Within any industry, corporate organisation, SME or sole trader business, indeed, at every level of business, there must be an aspiration for growth. Having a growth strategy is about taking your business to the next level, increasing sales and number of customers, or striving for excellence with the products and services you deliver.
‘Oh, I think we’re making enough sales, so we have no plans to grow,’ is not something you expect to hear from anyone in business. In fact, if you have no plans or strategy to grow, you’ll start to lose your existing customers through natural attrition, and slowly but surely, your business will fail. The momentum of your business is about the energy you put into it. If you are driving strategies to improve and increase sales, your results will reflect this, as will your results if you sit back and cruise along with no push for growth.
There are several traditional approaches to growth strategy, and you can adopt any or all of these at the right time, contingent to your financial situation, the current market, the competition, and even government regulations. And remember, when implementing any growth strategy, full due diligence and market research must be completed before starting anything new. This sounds pretty obvious, but even huge corporates have made mistakes – you’re never guaranteed to get everything right, but a little research will go a long way!
Let’s look at the most traditional and effective growth strategies to consider for your business.
1. Market Penetration– Existing Products into Existing Markets.
This is considered to be the easiest way to grow your business. How can you increase your market share with your existing products? Is it realistic for you to increase turnover by 20%? What will be your market share if you achieve this? Keep this vision strong, know your market and your competitors, and, when making decisions ask yourself, ‘will this action help me to increase my market share to 20%?’
This strategy can include improving the quality of your products, looking at competitor’s pricing, finding ways to more efficiently and cost-effectively produce products, and adding value to make your product highly desirable. Does the packaging need updating to help you reach a higher percentage of your target market? Could you reduce production or delivery costs? Examine ways to increase your sales or profit margin within your existing markets with your existing products.
2. Market Expansion– Existing Products into New Markets
What are the ways you can move your products into new markets? What unique value are you offering compared to your competitors already strong in those markets? Can you find distributors, consultants, or sales reps who can sell your products nationally or internationally?
When considering market expansion for your growth strategy, be aware that government regulations may be different than what you are used to. Look at competitors in your new market closely, and assess their advertising and marketing strategies. How do they compare? Could your potential customer’s needs be different to what you know from experience in your own market? Never assume that what is working for you now will work in a different environment or economic climate. A good example would be looking to sell products in a different country; your customers will have different wants and needs.
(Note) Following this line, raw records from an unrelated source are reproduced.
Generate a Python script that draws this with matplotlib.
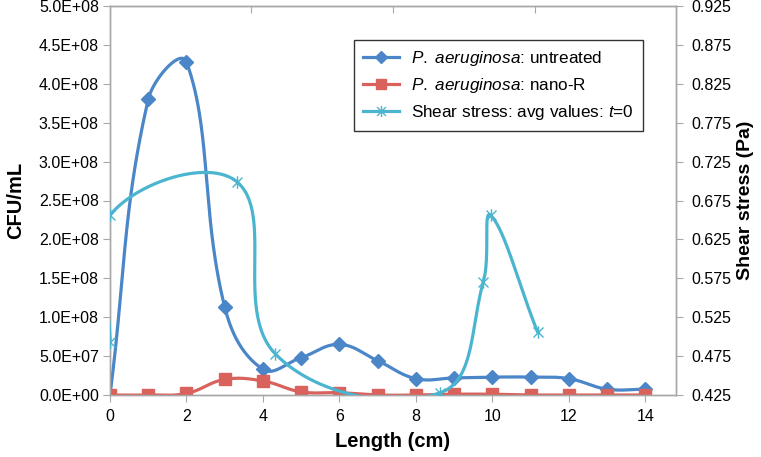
import numpy as np
import matplotlib
matplotlib.use("Agg")
import matplotlib.pyplot as plt
from matplotlib.path import Path
from matplotlib.lines import Line2D
from matplotlib.ticker import FuncFormatter, MultipleLocator, FixedLocator

plt.rcParams['font.family'] = ['Liberation Sans', 'DejaVu Sans']
plt.rcParams['mathtext.fontset'] = 'custom'
plt.rcParams['mathtext.rm'] = 'Liberation Sans'
plt.rcParams['mathtext.it'] = 'Liberation Sans:italic'

# ---- data ----
length_cm = list(range(15))
untreated = [0, 3.80e8, 4.28e8, 1.13e8, 3.3e7, 4.8e7, 6.5e7, 4.4e7, 2.1e7, 2.2e7,
             2.3e7, 2.3e7, 2.1e7, 7.5e6, 7.5e6]
nano_r = [0, 0, 2e6, 2.0e7, 1.8e7, 4e6, 3e6, 0, 0, 1e6, 1e6, 0, 0, 0, 0]
shear_x = [0, 0, 3.32, 4.32, 8.64, 9.76, 9.95, 11.18]
shear_y = [0.493, 0.656, 0.699, 0.478, 0.428, 0.570, 0.656, 0.506]
shear_ticks = [0.425, 0.475, 0.525, 0.575, 0.625, 0.675, 0.725, 0.775, 0.825, 0.875, 0.925]

labels = [r"$\it{P.\ aeruginosa}$: untreated",
          r"$\it{P.\ aeruginosa}$: nano-R",
          r"Shear stress: avg values: $\it{t}$=0"]

c_blue = '#4a86c8'
c_red = '#d9635c'
c_cyan = '#4bb5d0'
c_axis = '#a8a8a8'

W, H = 761, 457
L, R, T, B = 110, 676, 6, 395
xmax = 14.8


def smooth(x, y, sx, sy, n=60, k=0.4):
    # Excel-like smoothing computed in pixel space
    P = np.column_stack([np.asarray(x, float) * sx, np.asarray(y, float) * sy])
    Q = np.vstack([P[0], P, P[-1]])
    out = []
    for i in range(1, len(Q) - 2):
        p0, p1, p2, p3 = Q[i - 1], Q[i], Q[i + 1], Q[i + 2]
        d01 = np.hypot(*(p1 - p0)); d12 = np.hypot(*(p2 - p1)); d23 = np.hypot(*(p3 - p2))
        f1 = d12 / (d01 + d12) if d01 + d12 > 0 else 0
        f2 = d12 / (d12 + d23) if d12 + d23 > 0 else 0
        b0 = p1
        b1 = p1 + (p2 - p0) * f1 * k
        b2 = p2 - (p3 - p1) * f2 * k
        b3 = p2
        t = np.linspace(0, 1, n)[:, None]
        seg = ((1 - t) ** 3) * b0 + 3 * ((1 - t) ** 2) * t * b1 + 3 * (1 - t) * t ** 2 * b2 + t ** 3 * b3
        out.append(seg if i == 1 else seg[1:])
    S = np.vstack(out)
    return S[:, 0] / sx, S[:, 1] / sy


star = Path([(-1, -1), (1, 1), (-1, 1), (1, -1), (0, -1.25), (0, 1.25)],
            [Path.MOVETO, Path.LINETO, Path.MOVETO, Path.LINETO, Path.MOVETO, Path.LINETO])

fig = plt.figure(figsize=(W / 100, H / 100), dpi=100)
ax = fig.add_axes([L / W, 1 - B / H, (R - L) / W, (B - T) / H])
ax2 = ax.twinx()

ax.set_xlim(0, xmax)
ax.set_ylim(0, 5e8)
ax2.set_ylim(0.425, 0.925)

pxx = (R - L) / xmax
pxy1 = (B - T) / 5e8
pxy2 = (B - T) / 0.5

lw = 2.3
sx, sy = smooth(length_cm, untreated, pxx, pxy1)
ax.plot(sx, sy, color=c_blue, lw=lw, solid_capstyle='round', zorder=3)
ax.plot(length_cm, untreated, ls='none', marker='D', ms=7, color=c_blue, zorder=4)
sx, sy = smooth(length_cm, nano_r, pxx, pxy1)
ax.plot(sx, sy, color=c_red, lw=lw, zorder=5)
ax.plot(length_cm, nano_r, ls='none', marker='s', ms=8.5, color=c_red, zorder=6)

sx, sy = smooth(shear_x, shear_y, pxx, pxy2)
ax2.plot(sx, sy, color=c_cyan, lw=lw, solid_capstyle='round', zorder=3)
ax2.plot(shear_x, shear_y, ls='none', marker=star, ms=9, mew=1.0,
         color=c_cyan, mfc='none', zorder=4)

# ticks / spines
for a in (ax, ax2):
    for s in a.spines.values():
        s.set_color(c_axis)
        s.set_linewidth(1.0)
ax.xaxis.set_major_locator(MultipleLocator(2))
ax.yaxis.set_major_locator(MultipleLocator(5e7))
ax.yaxis.set_major_formatter(FuncFormatter(lambda v, p: '{:.1E}'.format(v)))
ax2.yaxis.set_major_locator(FixedLocator(shear_ticks))
ax2.yaxis.set_major_formatter(FuncFormatter(lambda v, p: '{:.3f}'.format(v)))
ax.tick_params(axis='both', colors=c_axis, labelcolor='black', labelsize=11.5,
               length=5, direction='out')
ax.tick_params(axis='y', pad=3)
ax.tick_params(axis='x', pad=5)
ax2.tick_params(axis='y', colors=c_axis, labelcolor='black', labelsize=11.5,
                length=5, direction='out', pad=6)

top = ax.secondary_xaxis('top')
top.set_xticks(np.linspace(0, xmax, 5))
top.tick_params(direction='in', length=5, colors=c_axis, labeltop=False)
top.spines['top'].set_color(c_axis)

ax.set_xlabel('Length (cm)', fontsize=14.5, fontweight='bold', labelpad=6)
ax.set_ylabel('CFU/mL', fontsize=14.5, fontweight='bold', labelpad=10)
ax2.set_ylabel('Shear stress (Pa)', fontsize=14, fontweight='bold', labelpad=4)

handles = [
    Line2D([], [], color=c_blue, lw=lw, marker='D', ms=6),
    Line2D([], [], color=c_red, lw=lw, marker='s', ms=7),
    Line2D([], [], color=c_cyan, lw=lw, marker=star, ms=8, mfc='none', mew=1.0),
]
leg = fig.legend(handles, labels, loc='upper left',
                 bbox_to_anchor=(354 / W, 1 - 40 / H), fontsize=12.3,
                 frameon=True, fancybox=False, edgecolor='black',
                 handlelength=2.1, borderpad=0.55, labelspacing=0.45,
                 handletextpad=0.7, borderaxespad=0)
leg.get_frame().set_linewidth(1.0)

fig.savefig('out.png', dpi=100)
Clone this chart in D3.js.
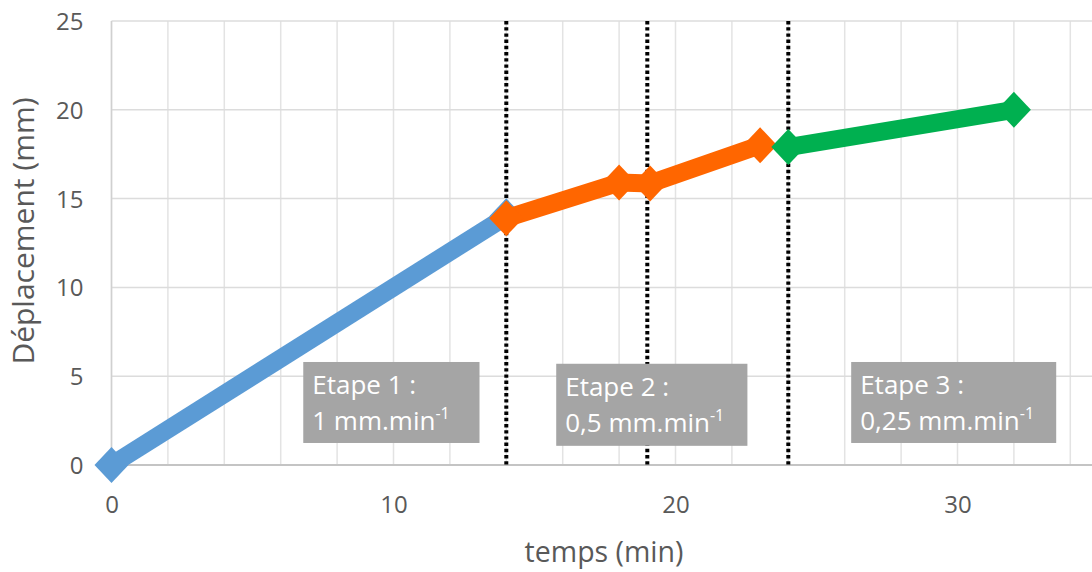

3. Product Expansion– New Products into Existing Markets
When looking for strategic ways to grow, introducing a new product to your current customer base sounds straight-forward. You’ve already got a large active database, so why not sell them something new, right? Think again! Developing a new product is never easy, but that doesn’t mean it’s not worth exploring and implementing. If you have an idea for a new product range you want to market to your existing customers, then make sure you do your research first. How will your new product solve your customer’s problems? Are your existing customers the right target for the new product? Do your due diligence and ensure you know your numbers and product expansion could be a successful strategy.
4. Diversification– New Products into New Markets
Sounds exciting! It certainly can be tempting to invest your time and money into diversifying your product options, but bear in mind your expertise. It’s likely you’ve been working in your industry for several years and you know your current products and services inside out. If you are looking to offer something you’ve never created before, into a market you don’t know, then be prepared to do the hard yards in market research, and consulting professionals who do know the industry you’re attempting to break into. Diversification means starting from scratch in most cases, and that’s fine, as long as you know exactly what you are getting into, how much it will cost and the time it will take to implement and grow your offering in the marketplace.
So, when you’re looking at growth strategies, try putting some of your ideas down on paper, perhaps in a chart or mind map similar to below, so you can clearly see your options in a basic form.
Growth strategy doesn’t have to be expensive. You can start with baby steps, and look for small tweaks that will help your product or service be adaptable to new markets.
Of course, once you have identified areas for improvement, you will need to assess the impact each area will have, and create a budget to put your plan into action. This will also include a marketing and advertising strategy. That’s why a strategic plan is so important; you can plan each step based on your budget.
As long as you are working to a plan and moving forward (no matter how small or large the steps you take), you will be growing your business. And all steps toward growth will have an impact on your business.
“However beautiful the strategy, you should occasionally look at the results.”